What you have to do:
Copy each line below exactly and leave the pictures out.

### Dataset content

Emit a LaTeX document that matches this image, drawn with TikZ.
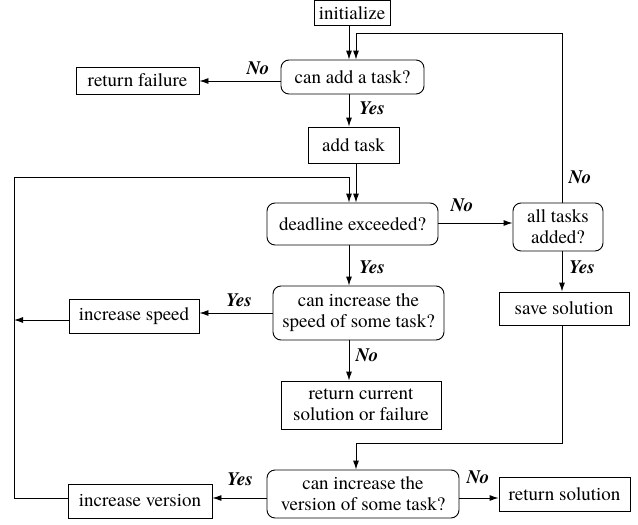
\documentclass[tikz,border=0pt]{standalone}
\usepackage{fontspec}
\setmainfont{TeX Gyre Termes}
\usetikzlibrary{arrows.meta}
\begin{document}
\begin{tikzpicture}[x=1pt,y=-1pt,
  font=\fontsize{19}{21}\selectfont,
  line width=0.9pt,
  box/.style={draw, rectangle, inner sep=0pt, align=center},
  dec/.style={draw, rectangle, rounded corners=8pt, inner sep=0pt, align=center},
  arr/.style={-{Latex[length=9pt,width=6pt]}},
  lbl/.style={font=\fontsize{19}{21}\selectfont\bfseries\itshape, inner sep=0pt}]
\useasboundingbox (0,0) rectangle (638,525);
% nodes
\node[box, minimum width=76pt, minimum height=25pt] (init) at (352,13) {initialize};
\node[dec, minimum width=143pt, minimum height=34pt] (canadd) at (352.5,77) {can add a task?};
\node[box, minimum width=123pt, minimum height=27pt] (retfail) at (137.5,80.5) {return failure};
\node[box, minimum width=91pt, minimum height=36pt] (addtask) at (353.5,145) {add task};
\node[dec, minimum width=171pt, minimum height=42pt] (deadline) at (352.5,224) {deadline exceeded?};
\node[dec, minimum width=90pt, minimum height=48pt] (alltasks) at (558,227) {all tasks\\added?};
\node[box, minimum width=130pt, minimum height=33pt] (savesol) at (564,308.5) {save solution};
\node[dec, minimum width=171pt, minimum height=54pt] (canspeed) at (358.5,313) {can increase the\\speed of some task?};
\node[box, minimum width=130pt, minimum height=34pt] (incspeed) at (134,316) {increase speed};
\node[box, minimum width=160pt, minimum height=48pt] (retcur) at (361,405) {return current\\solution or failure};
\node[dec, minimum width=192pt, minimum height=48pt] (canver) at (363,494) {can increase the\\version of some task?};
\node[box, minimum width=144pt, minimum height=34pt] (incver) at (140,501) {increase version};
\node[box, minimum width=131pt, minimum height=34pt] (retsol) at (564.5,494) {return solution};
% helper coordinates
\coordinate (xa) at (349,0);
\coordinate (xb) at (356,0);
\coordinate (tr) at (562,33);
\coordinate (tl) at (356,33);
\coordinate (ll) at (14,177);
\coordinate (lr) at (349,177);
\coordinate (lb) at (14,498);
\coordinate (yv) at (0,498);
\coordinate (ys) at (0,320);
\coordinate (yk) at (0,313);
\coordinate (yf) at (0,81);
\coordinate (yd) at (0,223);
\coordinate (br) at (562,443);
\coordinate (bl) at (356,443);
% connectors
\draw[arr] (init.south -| xa) -- (canadd.north -| xa);
\draw[arr] (alltasks.north -| tr) -- (tr) -- (tl) -- (canadd.north -| tl);
\draw[arr] (canadd.west |- yf) -- (retfail.east |- yf);
\draw[arr] (canadd.south -| xa) -- (addtask.north -| xa);
\draw[arr] (addtask.south -| xb) -- (deadline.north -| xb);
\draw[arr] (incver.west |- yv) -- (lb) -- (ll) -- (lr) -- (deadline.north -| lr);
\draw[arr] (deadline.east |- yd) -- (alltasks.west |- yd);
\draw[arr] (deadline.south -| xa) -- (canspeed.north -| xa);
\draw[arr] (canspeed.west |- yk) -- (incspeed.east |- yk);
\draw[arr] (incspeed.west |- ys) -- (ll |- ys);
\draw[arr] (canspeed.south -| xa) -- (retcur.north -| xa);
\draw[arr] (alltasks.south -| tr) -- (savesol.north -| tr);
\draw[arr] (savesol.south -| br) -- (br) -- (bl) -- (canver.north -| bl);
\draw[arr] (canver.east |- yv) -- (retsol.west |- yv);
\draw[arr] (canver.west |- yv) -- (incver.east |- yv);
% labels
\node[lbl] (l1) at (258,68) {No};
\node[lbl] (l2) at (372,108) {Yes};
\node[lbl] (l3) at (580,177) {No};
\node[lbl] (l4) at (462,205) {No};
\node[lbl] (l5) at (372,267) {Yes};
\node[lbl] (l6) at (582,267) {Yes};
\node[lbl] (l7) at (239,300) {Yes};
\node[lbl] (l8) at (367,355) {No};
\node[lbl] (l9) at (240,479) {Yes};
\node[lbl] (l10) at (478,477) {No};
\end{tikzpicture}
\end{document}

######

Exercise solution:
Emit a LaTeX document that matches this image, drawn with TikZ.
\documentclass[tikz,border=0pt]{standalone}
\usepackage{fontspec}
\setmainfont{TeX Gyre Termes}
\usetikzlibrary{arrows.meta}
\begin{document}
\begin{tikzpicture}[x=1pt,y=-1pt,
  font=\fontsize{19}{21}\selectfont,
  line width=0.9pt,
  box/.style={draw, rectangle, inner sep=0pt, align=center},
  dec/.style={draw, rectangle, rounded corners=8pt, inner sep=0pt, align=center},
  arr/.style={-{Latex[length=9pt,width=6pt]}},
  lbl/.style={font=\fontsize{19}{21}\selectfont\bfseries\itshape, inner sep=0pt}]
\useasboundingbox (0,0) rectangle (638,525);
% nodes
\node[box, minimum width=76pt, minimum height=25pt] (init) at (352,13) {initialize};
\node[dec, minimum width=143pt, minimum height=34pt] (canadd) at (352.5,77) {can add a task?};
\node[box, minimum width=123pt, minimum height=27pt] (retfail) at (137.5,80.5) {return failure};
\node[box, minimum width=91pt, minimum height=36pt] (addtask) at (353.5,145) {add task};
\node[dec, minimum width=171pt, minimum height=42pt] (deadline) at (352.5,224) {deadline exceeded?};
\node[dec, minimum width=90pt, minimum height=48pt] (alltasks) at (558,227) {all tasks\\added?};
\node[box, minimum width=130pt, minimum height=33pt] (savesol) at (564,308.5) {save solution};
\node[dec, minimum width=171pt, minimum height=54pt] (canspeed) at (358.5,313) {can increase the\\speed of some task?};
\node[box, minimum width=130pt, minimum height=34pt] (incspeed) at (134,316) {increase speed};
\node[box, minimum width=160pt, minimum height=48pt] (retcur) at (361,405) {return current\\solution or failure};
\node[dec, minimum width=192pt, minimum height=48pt] (canver) at (363,494) {can increase the\\version of some task?};
\node[box, minimum width=144pt, minimum height=34pt] (incver) at (140,501) {increase version};
\node[box, minimum width=131pt, minimum height=34pt] (retsol) at (564.5,494) {return solution};
% helper coordinates
\coordinate (xa) at (349,0);
\coordinate (xb) at (356,0);
\coordinate (tr) at (562,33);
\coordinate (tl) at (356,33);
\coordinate (ll) at (14,177);
\coordinate (lr) at (349,177);
\coordinate (lb) at (14,498);
\coordinate (yv) at (0,498);
\coordinate (ys) at (0,320);
\coordinate (yk) at (0,313);
\coordinate (yf) at (0,81);
\coordinate (yd) at (0,223);
\coordinate (br) at (562,443);
\coordinate (bl) at (356,443);
% connectors
\draw[arr] (init.south -| xa) -- (canadd.north -| xa);
\draw[arr] (alltasks.north -| tr) -- (tr) -- (tl) -- (canadd.north -| tl);
\draw[arr] (canadd.west |- yf) -- (retfail.east |- yf);
\draw[arr] (canadd.south -| xa) -- (addtask.north -| xa);
\draw[arr] (addtask.south -| xb) -- (deadline.north -| xb);
\draw[arr] (incver.west |- yv) -- (lb) -- (ll) -- (lr) -- (deadline.north -| lr);
\draw[arr] (deadline.east |- yd) -- (alltasks.west |- yd);
\draw[arr] (deadline.south -| xa) -- (canspeed.north -| xa);
\draw[arr] (canspeed.west |- yk) -- (incspeed.east |- yk);
\draw[arr] (incspeed.west |- ys) -- (ll |- ys);
\draw[arr] (canspeed.south -| xa) -- (retcur.north -| xa);
\draw[arr] (alltasks.south -| tr) -- (savesol.north -| tr);
\draw[arr] (savesol.south -| br) -- (br) -- (bl) -- (canver.north -| bl);
\draw[arr] (canver.east |- yv) -- (retsol.west |- yv);
\draw[arr] (canver.west |- yv) -- (incver.east |- yv);
% labels
\node[lbl] (l1) at (258,68) {No};
\node[lbl] (l2) at (372,108) {Yes};
\node[lbl] (l3) at (580,177) {No};
\node[lbl] (l4) at (462,205) {No};
\node[lbl] (l5) at (372,267) {Yes};
\node[lbl] (l6) at (582,267) {Yes};
\node[lbl] (l7) at (239,300) {Yes};
\node[lbl] (l8) at (367,355) {No};
\node[lbl] (l9) at (240,479) {Yes};
\node[lbl] (l10) at (478,477) {No};
\end{tikzpicture}
\end{document}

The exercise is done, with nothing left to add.